The General Data Protection Regulation will come into effect on May 25, 2018, and will provide a modernized compliance framework for data protection. Because of the extraterritorial reach, entities that operate in the U.S. should take note and consider complying with the regulation. While having a data protection officer, as mandated under the GDPR, is not a new concept and is required for entities operating in countries such as Singapore and Germany, the extraterritorial scope of GDPR greatly broadens the number of companies that may need to hire one. Article 37(1) of GDPR requires the designation of a DPO in the following circumstances: where the processing is carried out by a public authority or body; where the core activities of the controller or the processor consist of processing operations, which require regular and systematic monitoring of data subjects on a large scale; or where the core activities of the controller or the processor consist of processing on a large scale of special categories of data or personal data relating to criminal convictions or offenses.
Due to the extraterritorial scope of GDPR, many companies will be required to spend money on either an internal DPO or a third-party entity such as a law or IT firm to act as their external DPO. According to one study by the IAPP, more than 28,000 new DPOs need to be hired by 2018, and that's just in the EU and U.S. Applied globally, the IAPP found that number looks more like 75,000. With the shortage of individuals trained to handle DPO responsibilities, it is likely that many entities will look to hire an external third-party DPO. Before hiring an external DPO, entities should consider the following issues:
Can the DPO be adequately involved with an entity’s data privacy program and do the costs justify hiring an external DPO?
Contrary to common belief, a DPO’s duties do not solely involve responding to breach situations and cooperating with supervisory authorities.
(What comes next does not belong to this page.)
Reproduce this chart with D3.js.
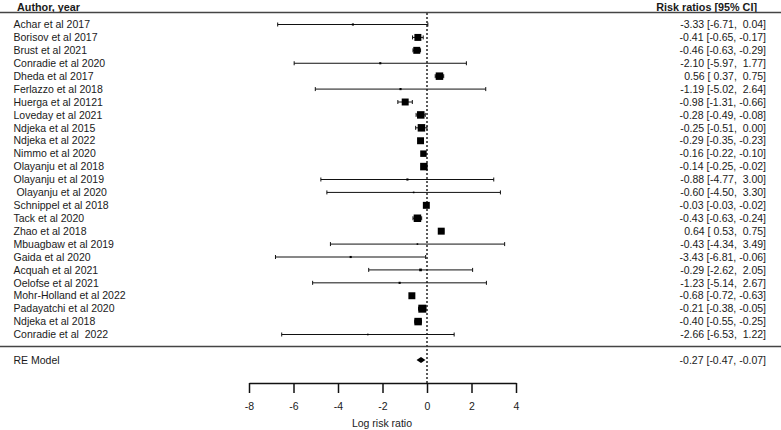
<!DOCTYPE html>
<html>
<head>
<meta charset="utf-8">
<script src="https://cdn.jsdelivr.net/npm/d3@7"></script>
<style>
  html, body { margin: 0; padding: 0; background: #fff; }
  svg { display: block; }
  text { font-family: "Liberation Sans", Arial, sans-serif; fill: #1a1a1a; }
</style>
</head>
<body>
<svg id="chart" width="781" height="430"></svg>
<script>
const studies = [
  "Achar et al 2017", "Borisov et al 2017", "Brust et al 2021", "Conradie et al 2020",
  "Dheda et al 2017", "Ferlazzo et al 2018", "Huerga et al 20121", "Loveday et al 2021",
  "Ndjeka et al 2015", "Ndjeka et al 2022", "Nimmo et al 2020", "Olayanju et al 2018",
  "Olayanju et al 2019", " Olayanju et al 2020", "Schnippel et al 2018", "Tack et al 2020",
  "Zhao et al 2018", "Mbuagbaw et al 2019", "Gaida et al 2020", "Acquah et al 2021",
  "Oelofse et al 2021", "Mohr-Holland et al 2022", "Padayatchi et al 2020", "Ndjeka et al 2018",
  "Conradie et al  2022"
];
const estimates = [-3.33, -0.41, -0.46, -2.10, 0.56, -1.19, -0.98, -0.28, -0.25, -0.29, -0.16, -0.14,
  -0.88, -0.60, -0.03, -0.43, 0.64, -0.43, -3.43, -0.29, -1.23, -0.68, -0.21, -0.40, -2.66];
const ciLower = [-6.71, -0.65, -0.63, -5.97, 0.37, -5.02, -1.31, -0.49, -0.51, -0.35, -0.22, -0.25,
  -4.77, -4.50, -0.03, -0.63, 0.53, -4.34, -6.81, -2.62, -5.14, -0.72, -0.38, -0.55, -6.53];
const ciUpper = [0.04, -0.17, -0.29, 1.77, 0.75, 2.64, -0.66, -0.08, 0.00, -0.23, -0.10, -0.02,
  3.00, 3.30, -0.02, -0.24, 0.75, 3.49, -0.06, 2.05, 2.67, -0.63, -0.05, -0.25, 1.22];
// relative study weights
const weights = [0.4, 4.3, 4.3, 0.4, 5.0, 0.4, 4.3, 5.0, 5.0, 4.3, 3.7, 5.0,
  0.4, 0.23, 4.3, 5.0, 4.3, 0.23, 0.4, 0.64, 0.4, 4.3, 5.7, 5.0, 0.23];
const pooled = { label: "RE Model", est: -0.27, lo: -0.47, hi: -0.07 };
const xTicks = [-8, -6, -4, -2, 0, 2, 4];
const headers = ["Author, year", "Risk ratios [95% CI]"];
const axisTitle = "Log risk ratio";

const svg = d3.select("#chart");
const x = d3.scaleLinear().domain([-8, 4]).range([249, 516]);
const y = d3.scalePoint().domain(d3.range(studies.length)).range([24.5, 334.5]);
const size = d3.scaleSqrt().domain([0, 5]).range([0, 7.5]);
const f2 = d3.format(".2f");
const fmt = v => { const s = f2(v).replace("\u2212", "-"); return v >= 0 ? " " + s : s; };
const label = (e, l, h) => `${fmt(e)} [${fmt(l)}, ${fmt(h)}]`;

// header
svg.append("text").attr("x", 17).attr("y", 10.5).attr("font-weight", "bold")
  .attr("font-size", 10.8).text(headers[0]);
svg.append("text").attr("x", 757).attr("y", 10.5).attr("font-weight", "bold").attr("text-anchor", "end")
  .attr("font-size", 10.8).text(headers[1]);
svg.append("line").attr("x1", 0).attr("x2", 781).attr("y1", 12.5).attr("y2", 12.5)
  .attr("stroke", "#444").attr("stroke-width", 1.5);
svg.append("line").attr("x1", 0).attr("x2", 781).attr("y1", 346.5).attr("y2", 346.5)
  .attr("stroke", "#444").attr("stroke-width", 1.5);

// zero reference line
svg.append("line").attr("x1", x(0)).attr("x2", x(0)).attr("y1", 13).attr("y2", 383)
  .attr("stroke", "#333").attr("stroke-width", 1.6).attr("stroke-dasharray", "2,2");

const rows = svg.append("g").selectAll("g").data(studies).join("g")
  .attr("transform", (d, i) => `translate(0,${y(i)})`);

rows.append("text").attr("x", 13.5).attr("dy", "0.35em").attr("font-size", 10.5)
  .style("white-space", "pre").text(d => d);
rows.append("text").attr("x", 766).attr("dy", "0.35em").attr("font-size", 10.5)
  .attr("text-anchor", "end").style("white-space", "pre")
  .text((d, i) => label(estimates[i], ciLower[i], ciUpper[i]));

rows.append("line").attr("x1", (d, i) => x(ciLower[i])).attr("x2", (d, i) => x(ciUpper[i]))
  .attr("stroke", "#111").attr("stroke-width", 1);
rows.append("line").attr("x1", (d, i) => x(ciLower[i])).attr("x2", (d, i) => x(ciLower[i]))
  .attr("y1", -2).attr("y2", 2).attr("stroke", "#111").attr("stroke-width", 1);
rows.append("line").attr("x1", (d, i) => x(ciUpper[i])).attr("x2", (d, i) => x(ciUpper[i]))
  .attr("y1", -2).attr("y2", 2).attr("stroke", "#111").attr("stroke-width", 1);
rows.append("rect")
  .attr("x", (d, i) => x(estimates[i]) - size(weights[i]) / 2)
  .attr("y", (d, i) => -size(weights[i]) / 2)
  .attr("width", (d, i) => size(weights[i]))
  .attr("height", (d, i) => size(weights[i]))
  .attr("fill", "#000");

// pooled
const py = 360;
svg.append("text").attr("x", 13.5).attr("y", py).attr("dy", "0.35em").attr("font-size", 10.5).text(pooled.label);
svg.append("text").attr("x", 766).attr("y", py).attr("dy", "0.35em").attr("font-size", 10.5)
  .attr("text-anchor", "end").style("white-space", "pre").text(label(pooled.est, pooled.lo, pooled.hi));
svg.append("path")
  .attr("d", `M${x(pooled.lo)},${py} L${x(pooled.est)},${py - 3} L${x(pooled.hi)},${py} L${x(pooled.est)},${py + 3} Z`)
  .attr("fill", "#000");

// axis
const axis = d3.axisBottom(x).tickValues(xTicks).tickSize(10).tickSizeOuter(0).tickFormat(d => String(d));
const ag = svg.append("g").attr("transform", "translate(0,383)").call(axis);
ag.select(".domain").attr("stroke", "#111").attr("stroke-width", 1.5);
ag.selectAll(".tick line").attr("stroke", "#111").attr("stroke-width", 1.5);
ag.selectAll(".tick text").attr("font-size", 10.5).attr("y", 20)
  .style("font-family", "'Liberation Sans', Arial, sans-serif").attr("fill", "#1a1a1a");
svg.append("text").attr("x", 382).attr("y", 423).attr("dy", "0.35em").attr("text-anchor", "middle")
  .attr("font-size", 10.5).text(axisTitle);
</script>
</body>
</html>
In addition, the GDPR states that a DPO’s duties are broad and include tasks such as: monitoring an entity’s compliance with GDPR; providing advice when conducting data protection impact assessments; informing the entity and its employee of data protection obligations, and cooperating with various supervisory authorities. Article 29 Working Party’s guidance on DPOs provides further clarification that a DPO should be invited to participate regularly in meetings with senior and middle management and also should be easily accessible within the organization.
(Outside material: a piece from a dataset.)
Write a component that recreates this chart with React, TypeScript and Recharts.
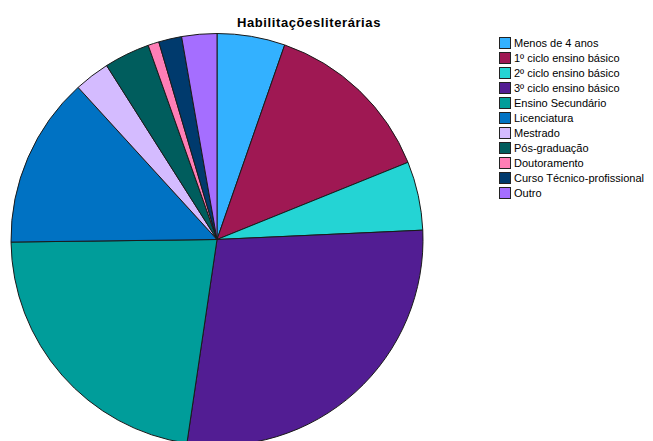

Traditionally, law firms and IT consulting firms either charge by the hour or have a fixed budget (or semi-fixed budget) to provide their services. It is important to consider that certain responsibilities, such as attending meetings and monitoring an entity’s compliance with GDPR, may be extremely time consuming and expensive on a per-hour basis. Certain service providers have created a fixed-fee arrangement that may provide cost savings, but at the risk of sacrificing quality by putting less qualified and experienced individuals on certain DPO related duties. In a fixed fee or semi-fixed fee arrangement, an entity should consider the included services along with the experience of the individuals that will be performing those services.
Can the service provider act independently in performing its DPO duties?
According to GDPR Article 38(3) and Article 29 Working Party’s guidance on DPOs, a DPO must perform its duties and tasks in an independent manner. In other words, the DPO must not be instructed on how to deal with a matter and cannot be instructed to take a certain stance related to a data privacy issue. However, for many third party providers, this could be a potential issue, especially if the service provider has many engagements with the entity in question. If an entity has a close prior relationship with the service provider, the line may be easily blurred and may lead to instances where the service provider may be asked or may feel pressure to take a stance in a certain manner.
Does the DPO have other privacy, data security, or IT related engagements with the entity that could potentially create a conflict of interest?
According to GDPR Article 38(6) and Article 29 Working Party’s guidance on DPOs, a DPO is allowed to fulfill other tasks and duties. However, it requires that those tasks and duties do not result in a conflict of interest with its DPO duties. For many service providers, this can be an issue, especially if a service provider has worked with the entity’s management in designing an entity’s privacy program or assisted an entity in interpreting privacy rules and regulations. Service providers may be compelled or feel uncomfortable in making determinations that are contrary to the advice that the service provider provided in a previous engagement. In order to prevent issues of independence, U.S. publicly traded companies often use a different audit firm for Sarbanes Oxley corporate internal controls issues, as compared to general audit services. Other conflicts to consider include hiring the same external DPO as an entity’s Qualified Security Assessor under the Payment Card Industry Rules or hiring the same DPO as an entity’s security-information event-management firm.
Below is a list of questions and issues to consider prior to hiring an external DPO:
•Do you envision the external DPO being extremely hands on?
•What kind of fee engagement is the external DPO offering?
•If the fee engagement is fixed: Are the included services adequate for your organization? Are the individuals handling DPO duties qualified?
•If the fee engagement is on a per hour basis: Are the rates reasonable given the experience of the individuals performing DPO duties? Are there available discounts for a prepayment of expenses? What kind of duties do you envision the DPO handling?
•Does the DPO represent other entities in your sector?
•Does your entity have a close relationship with the external DPO that may cause independence issues?
•Has the external DPO engaged in any privacy or data security work for your entity in the past? Could that work cause a conflict of interest?